Most community members also expressed the hope that peace would bring higher standards of living through improvements in social service delivery, economic development, and better income generation opportunities, as could be seen by a middle-aged man from Kachin State statement: “If war breaks out in this region again, children’s education and regional development will be affected. In the future, we don’t want any communal or ethnic conflict. We want equal relationships and mutual respect for each other.”

According to a mature male Burmese merchant from Northern Shan State, “peace is not dependent upon armed groups alone. Peace has to be viewed from the side of the public. What the public needs has to be considered.”

To drive home the need for cooperation of the conflict parties, a middle-aged Karenni farmer from Kayah State highlighted: “The main thing I want to say is that lasting peace requires the government and armed groups to work together and implement the peace process in practice. If they can do so, people will trust both of them.”

Hopes from peace process outcomes and challenges that follow are numerous. They are the communities’ wish to be educated regarding the ongoing peace process from both government and EAOs point of view and also including public participation and consultation; education sector to be the main consideration in the peace process; upgrading healthcare; improvements in transportation infrastructure; recognition of economic hardship; drugs production, trade and addiction problems; ethnic, religious and gender-based discrimination; and problems relating to land confiscation in the context of infrastructure projects or large-scale development projects like mining, resource extraction, tourist or economic zone developments and so on.

In sum, “(f)rom Kachin State to Mon State, participants expressed their desire to be included in the peace process. They talked about wanting to support and contribute to the peace process as active citizens. however, communities felt that their lack of information and understanding about the peace process prevented them from getting more involved,” wrote the report.

A middle-aged Ta’ang male village elder from northern Shan State explained it more precisely and clearly, when he said: “In the peace process, we want them to discuss poverty reduction, rural development, power reduction, tax reduction, and corruption eradication in the meetings.”

Peace-building approaches of EAOs and government

However, the implementation if not the theoretical understanding of peace-building differ quite distinctly between the EAOs and the government.

“For most ethnic stakeholders, the primary need is for structural changes to the state and real autonomy for ethnic communities (usually expressed as an aspiration for constitutional federalism),” wrote Ashley South in Myanmar Times on 6 January 2014.

He added that historically that the Tatmadaw has opposed to such changes as threatening national unity.
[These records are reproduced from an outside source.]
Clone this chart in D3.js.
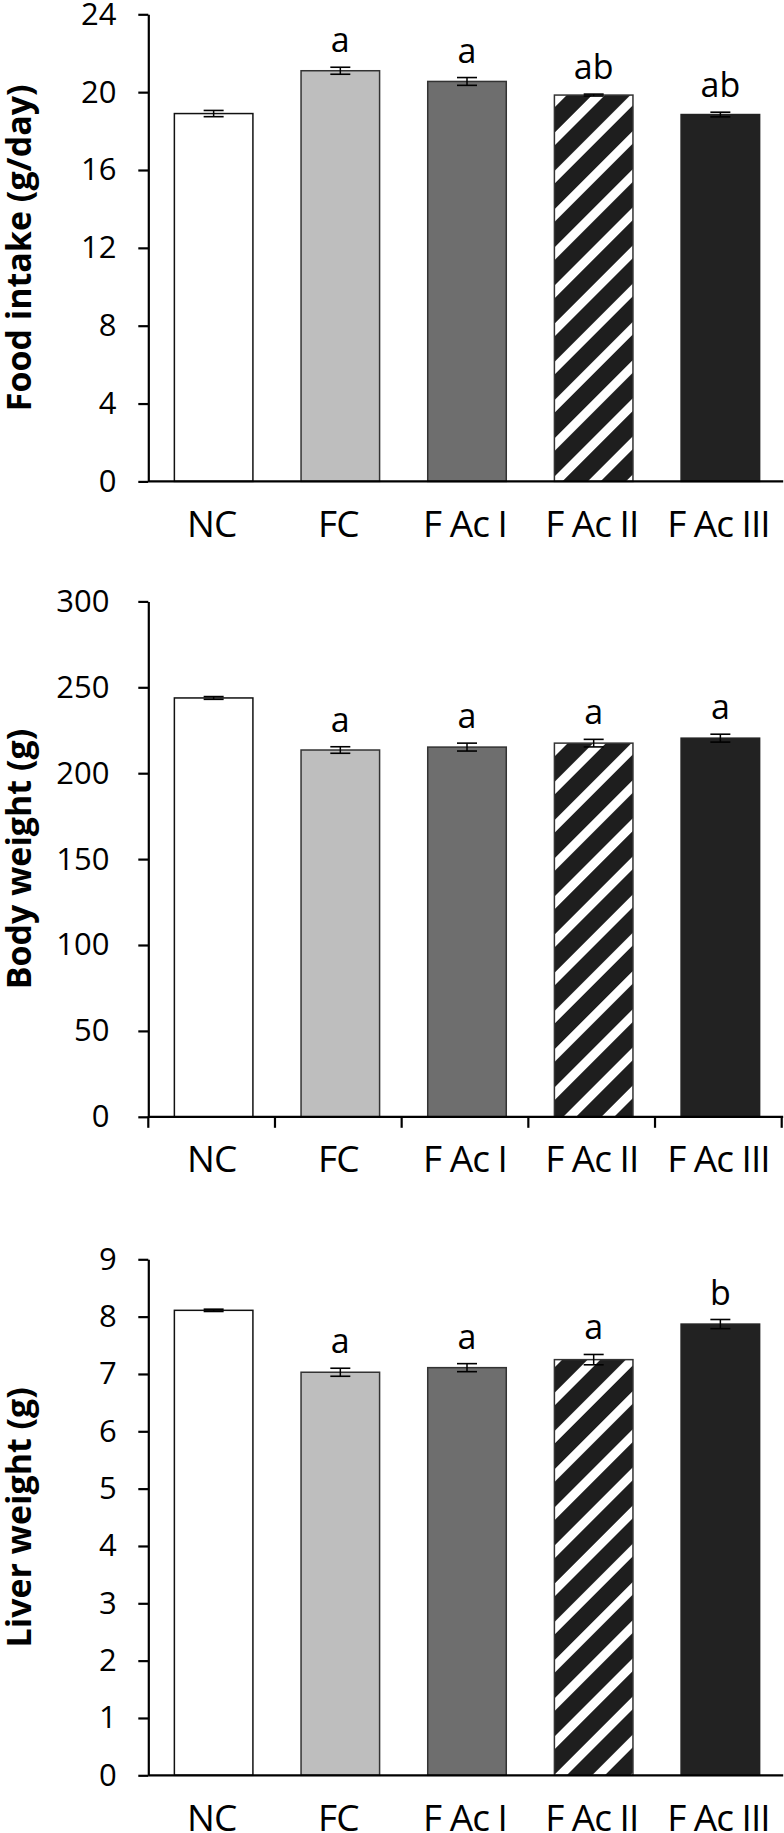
<!DOCTYPE html>
<html>
<head>
<meta charset="utf-8">
<script src="https://cdn.jsdelivr.net/npm/d3@7"></script>
<style>
  html, body { margin: 0; padding: 0; background: #fff; }
  svg { display: block; }
</style>
</head>
<body>
<svg id="chart" width="784" height="1833"></svg>
<script>
// ---------------- DATA ----------------
const categories = ["NC", "FC", "F Ac I", "F Ac II", "F Ac III"];

const foodIntake    = [18.9, 21.1, 20.55, 19.85, 18.85];
const foodIntakeErr = [0.16, 0.18, 0.2, 0.05, 0.12];
const foodLetters   = ["", "a", "a", "ab", "ab"];
const foodTicks     = [0, 4, 8, 12, 16, 20, 24];

const bodyWeight    = [243.8, 213.5, 215.2, 217.5, 220.4];
const bodyWeightErr = [0.8, 1.9, 2.3, 2.2, 2.3];
const bodyLetters   = ["", "a", "a", "a", "a"];
const bodyTicks     = [0, 50, 100, 150, 200, 250, 300];

const liverWeight    = [8.11, 7.03, 7.11, 7.25, 7.87];
const liverWeightErr = [0.02, 0.07, 0.07, 0.09, 0.08];
const liverLetters   = ["", "a", "a", "a", "b"];
const liverTicks     = [0, 1, 2, 3, 4, 5, 6, 7, 8, 9];

const yLabels = ["Food intake (g/day)", "Body weight (g)", "Liver weight (g)"];

// ---------------- STYLE / LAYOUT ----------------
const fills = ["#ffffff", "#bebebe", "#6e6e6e", "url(#stripes)", "#222222"];
const strokes = ["#111", "#333", "#333", "#333", "#222"];
const FONT = "'Open Sans', 'Noto Sans', sans-serif";

const panels = [
  { values: foodIntake, errors: foodIntakeErr, letters: foodLetters, ticks: foodTicks,
    label: yLabels[0], top: 14.3, bottom: 481.4, tickPad: 21.8, catTicks: false },
  { values: bodyWeight, errors: bodyWeightErr, letters: bodyLetters, ticks: bodyTicks,
    label: yLabels[1], top: 601.4, bottom: 1116.8, tickPad: 28.8, catTicks: true },
  { values: liverWeight, errors: liverWeightErr, letters: liverLetters, ticks: liverTicks,
    label: yLabels[2], top: 1259.3, bottom: 1775.3, tickPad: 21.5, catTicks: false }
];

const axisX = 148.3, rightX = 781.7;
const barShift = 2;
const letterGap = 15;
const capHalf = 10;

const svg = d3.select("#chart");

// stripe pattern
const defs = svg.append("defs");
const pat = defs.append("pattern")
  .attr("id", "stripes")
  .attr("patternUnits", "userSpaceOnUse")
  .attr("width", 27).attr("height", 27)
  .attr("patternTransform", "rotate(45)");
pat.append("rect").attr("width", 27).attr("height", 27).attr("fill", "#1e1e1e");
pat.append("rect").attr("width", 9).attr("height", 27).attr("fill", "#ffffff");

const x = d3.scaleBand()
  .domain(categories)
  .range([axisX, rightX])
  .paddingInner(0.38)
  .paddingOuter(0.19);

panels.forEach(p => {
  const y = d3.scaleLinear()
    .domain([0, d3.max(p.ticks)])
    .range([p.bottom, p.top]);

  const g = svg.append("g");

  // bars
  g.selectAll("rect.bar")
    .data(p.values)
    .join("rect")
    .attr("class", "bar")
    .attr("x", (d, i) => x(categories[i]) + barShift)
    .attr("y", d => y(d))
    .attr("width", x.bandwidth())
    .attr("height", d => y(0) - y(d))
    .attr("fill", (d, i) => fills[i])
    .attr("stroke", (d, i) => strokes[i])
    .attr("stroke-width", 1.5);

  // error bars
  const eg = g.selectAll("g.err")
    .data(p.values)
    .join("g")
    .attr("class", "err")
    .attr("transform", (d, i) =>
      `translate(${x(categories[i]) + x.bandwidth() / 2 + barShift},0)`);
  eg.append("line")
    .attr("x1", 0).attr("x2", 0)
    .attr("y1", (d, i) => y(d + p.errors[i]))
    .attr("y2", (d, i) => y(d - p.errors[i]))
    .attr("stroke", "#000").attr("stroke-width", 1.5);
  eg.append("line")
    .attr("x1", -capHalf).attr("x2", capHalf)
    .attr("y1", (d, i) => y(d + p.errors[i]))
    .attr("y2", (d, i) => y(d + p.errors[i]))
    .attr("stroke", "#000").attr("stroke-width", 1.6);
  eg.append("line")
    .attr("x1", -capHalf).attr("x2", capHalf)
    .attr("y1", (d, i) => y(d - p.errors[i]))
    .attr("y2", (d, i) => y(d - p.errors[i]))
    .attr("stroke", "#000").attr("stroke-width", 1.6);

  // significance letters
  g.selectAll("text.letter")
    .data(p.values)
    .join("text")
    .attr("class", "letter")
    .attr("x", (d, i) => x(categories[i]) + x.bandwidth() / 2 + barShift)
    .attr("y", (d, i) => y(d + p.errors[i]) - letterGap)
    .attr("text-anchor", "middle")
    .attr("font-family", FONT)
    .attr("font-size", 34)
    .attr("fill", "#000")
    .text((d, i) => p.letters[i]);

  // y axis
  const ya = g.append("g")
    .attr("transform", `translate(${axisX},0)`)
    .call(d3.axisLeft(y).tickValues(p.ticks).tickSize(10).tickSizeOuter(0)
      .tickPadding(p.tickPad).tickFormat(d3.format("d")));
  ya.select(".domain").attr("stroke", "#000").attr("stroke-width", 2.2);
  ya.selectAll(".tick line").attr("stroke", "#000").attr("stroke-width", 2.2);
  ya.selectAll(".tick text")
    .attr("font-family", FONT).attr("font-size", 31).attr("fill", "#000");

  // x axis (labels at band centres)
  const xa = g.append("g")
    .attr("transform", `translate(0,${y(0)})`)
    .call(d3.axisBottom(x).tickSize(0).tickPadding(29));
  xa.select(".domain").remove();
  xa.selectAll(".tick text")
    .attr("font-family", FONT).attr("font-size", 37)
    .attr("letter-spacing", "-1px").attr("fill", "#000");

  // x axis line
  g.append("line")
    .attr("x1", axisX).attr("x2", rightX + 1.5)
    .attr("y1", y(0)).attr("y2", y(0))
    .attr("stroke", "#000").attr("stroke-width", 2.2);

  // category boundary ticks (body weight panel only)
  if (p.catTicks) {
    const bounds = categories.map(c => x(c) - (x.step() - x.bandwidth()) / 2)
      .concat([x(categories[categories.length - 1]) + x.bandwidth() + (x.step() - x.bandwidth()) / 2]);
    g.selectAll("line.ctick")
      .data(bounds)
      .join("line")
      .attr("class", "ctick")
      .attr("x1", d => d).attr("x2", d => d)
      .attr("y1", y(0)).attr("y2", y(0) + 11)
      .attr("stroke", "#000").attr("stroke-width", 2.2);
  }

  // y axis title
  g.append("text")
    .attr("transform", `translate(31,${(p.top + p.bottom) / 2}) rotate(-90)`)
    .attr("text-anchor", "middle")
    .attr("font-family", FONT)
    .attr("font-weight", "bold")
    .attr("font-size", 34)
    .attr("fill", "#000")
    .text(p.label);
});
</script>
</body>
</html>
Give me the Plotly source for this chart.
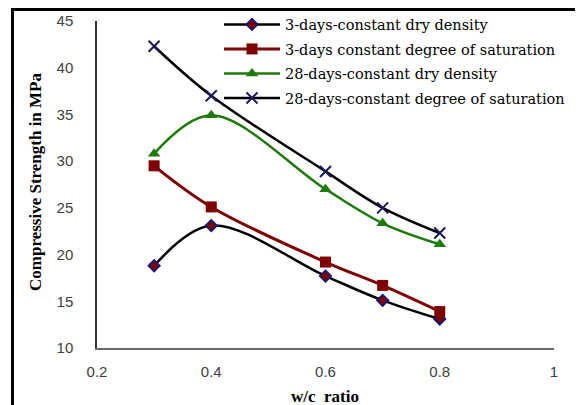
import plotly.graph_objects as go

# ---- data ----
wc_ratio = [0.3, 0.4, 0.6, 0.7, 0.8]
d3_dry_density = [18.8, 23.1, 17.7, 15.1, 13.1]
d3_saturation = [29.5, 25.1, 19.2, 16.7, 13.9]
d28_dry_density = [30.8, 34.9, 27.0, 23.35, 21.1]
d28_saturation = [42.3, 37.0, 28.9, 25.0, 22.3]

names = [
    "3-days-constant dry density",
    "3-days constant degree of saturation",
    "28-days-constant dry density",
    "28-days-constant degree of saturation",
]
x_ticks = [0.2, 0.4, 0.6, 0.8, 1]
x_tick_text = ["0.2", "0.4", "0.6", "0.8", "1"]
y_ticks = [10, 15, 20, 25, 30, 35, 40, 45]

# page body has an 8px default margin
OFF = 8
W, H = 583 - OFF, 405 - OFF
# target plot area in screen pixels: x 97..554, y 21..348
ML, MT = 97 - OFF, 21 - OFF
MR, MB = 583 - 554, 405 - 348
PW, PH = W - ML - MR, H - MT - MB

def px_x(sx):
    return (sx - OFF - ML) / PW

def px_y(sy):
    return (H - MB - (sy - OFF)) / PH

fig = go.Figure()

fig.add_trace(go.Scatter(
    x=wc_ratio, y=d3_dry_density, name=names[0], mode="lines+markers",
    legend="legend",
    line=dict(color="black", width=2.5, shape="spline", smoothing=1),
    marker=dict(symbol="diamond", size=9, color="#7a0000",
                line=dict(color="#0a1a8a", width=1.5)),
))
fig.add_trace(go.Scatter(
    x=wc_ratio, y=d3_saturation, name=names[1], mode="lines+markers",
    legend="legend2",
    line=dict(color="#7f0000", width=3, shape="spline", smoothing=1),
    marker=dict(symbol="square", size=11, color="#7f0000"),
))
fig.add_trace(go.Scatter(
    x=wc_ratio, y=d28_dry_density, name=names[2], mode="lines+markers",
    legend="legend3",
    line=dict(color="#1f7a0c", width=2.5, shape="spline", smoothing=1),
    marker=dict(symbol="triangle-up", size=11, color="#1f7a0c"),
))
fig.add_trace(go.Scatter(
    x=wc_ratio, y=d28_saturation, name=names[3], mode="lines+markers",
    legend="legend4",
    line=dict(color="black", width=2.5, shape="spline", smoothing=1),
    marker=dict(symbol="x-thin", size=11, color="#1c1760",
                line=dict(color="#1c1760", width=2)),
))

def leg(row_y):
    return dict(
        x=px_x(219), y=px_y(row_y), xanchor="left", yanchor="middle",
        bgcolor="rgba(0,0,0,0)",
        font=dict(family="DejaVu Serif", size=14.5, color="black"),
        itemwidth=56,
    )

fig.update_layout(
    width=W, height=H,
    margin=dict(l=ML, r=MR, t=MT, b=MB, autoexpand=False),
    paper_bgcolor="white", plot_bgcolor="white",
    showlegend=True,
    legend=leg(24.5),
    legend2=leg(49),
    legend3=leg(73.5),
    legend4=leg(98),
    xaxis=dict(
        range=[0.2, 1], tickvals=x_ticks, ticktext=x_tick_text,
        showgrid=False, zeroline=False,
        showline=True, linecolor="#6a6a6a", linewidth=1.5,
        ticks="", ticklabelstandoff=9,
        tickfont=dict(family="Liberation Sans", size=15, color="#404040"),
    ),
    yaxis=dict(
        range=[10, 45], tickvals=y_ticks,
        showgrid=False, zeroline=False,
        showline=True, linecolor="#333333", linewidth=1.5,
        ticks="", ticklabelstandoff=19,
        tickfont=dict(family="Liberation Sans", size=15, color="#404040"),
    ),
    annotations=[
        dict(text="<b>Compressive Strength in MPa</b>", xref="paper", yref="paper",
             x=px_x(35), y=px_y(182), textangle=-90, showarrow=False,
             xanchor="center", yanchor="middle",
             font=dict(family="Liberation Serif", size=17, color="black")),
        dict(text="<b>w/c  ratio</b>", xref="paper", yref="paper",
             x=px_x(325), y=px_y(396), showarrow=False,
             xanchor="center", yanchor="middle",
             font=dict(family="Liberation Serif", size=17, color="black")),
    ],
    shapes=[
        dict(type="rect", xref="paper", yref="paper",
             x0=px_x(12.5), x1=px_x(600), y0=px_y(420), y1=px_y(9.5),
             line=dict(color="black", width=3), fillcolor="rgba(0,0,0,0)",
             layer="above"),
    ],
)

fig.write_html("out.html")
The then Thein Sein government sought to escape this thorny issue by focusing primarily on the humanitarian and development needs of ethnic communities, which the present NLD regime has also been following.

“The problem in Myanmar is not primarily a failing or weak state that needs to be strengthened or fixed, but rather an urgent need to re-imagine and negotiate state-society relations – and in particular mend relationships between the Bamar majority and ethnic nationality communities,” wrote  Ashley South.

Anti-war movement

As the peace process stalled and the war in ethnic states, especially in Kachin and Shan States between the EAOs and the Tatmadaw escalated, so do the Internally Displace Person (IDP) population increased by 7400, adding to the nearly 100,000 refugees residing in various camps. And in the process of ongoing armed confrontation, IDPs were trapped in the jungles unable to flee for safety. In turn, some 5000 Kachins sought to pressure the authorities for the IDPs’ free passage  through public protests in Myitkyina, Kachin State, which have spread out to other big towns and cities like Mandalay and Yangon across the country.

However, the demonstrations were contained by the government, charging some 50 demonstrators across the country for participating in antiwar activities this month and slapping them with lawsuits, using the undemocratic, controversial Peaceful Assembly and Peaceful Procession Law.

What now?

Whatever the political actors aimed  to achieve, the crucial point is that it is the people that have to bear the brunt of the armed conflict and its ramification, whether it is arresting or cracking down of the anti-war demonstrators in Yagon, Mandalay and Myitkyina or IDPs caught up in firefights between the EAOs and Tatmadaw or trapped in the jungles of Kachin and Shan States.

And as such, governmental or non-governmental authorities have to mainly prioritize the re-establishment of citizen trust, trust of the institutions by the citizen, trust in one another, and trust in governing authorities.

“One of the best ways to establishing trust is to provide some kind of tangible benefit, which can be many things depending on what people need most. Often it is security; sometimes it is justice, but often also it is economic development. I think trust has to be established in relation to the issue that causes mistrust in the first place or where injustice is most deeply felt,” said  Mr Nigel Roberts, Interim Director of the Technical Secretariat of the Joint Peace Fund to Mizzima in its 6 January 2018 report.

Thus, it is now quite clear that the wish of the ethnic nationalities and the Bamar majority wanted to end the war and don’t like to shoulder this decades-old internal conflict that is hindering reconciliation and development. All the warring groups now need to wake up to this reality and people’s desire and work accordingly to fulfill it, without asking the question of when and how.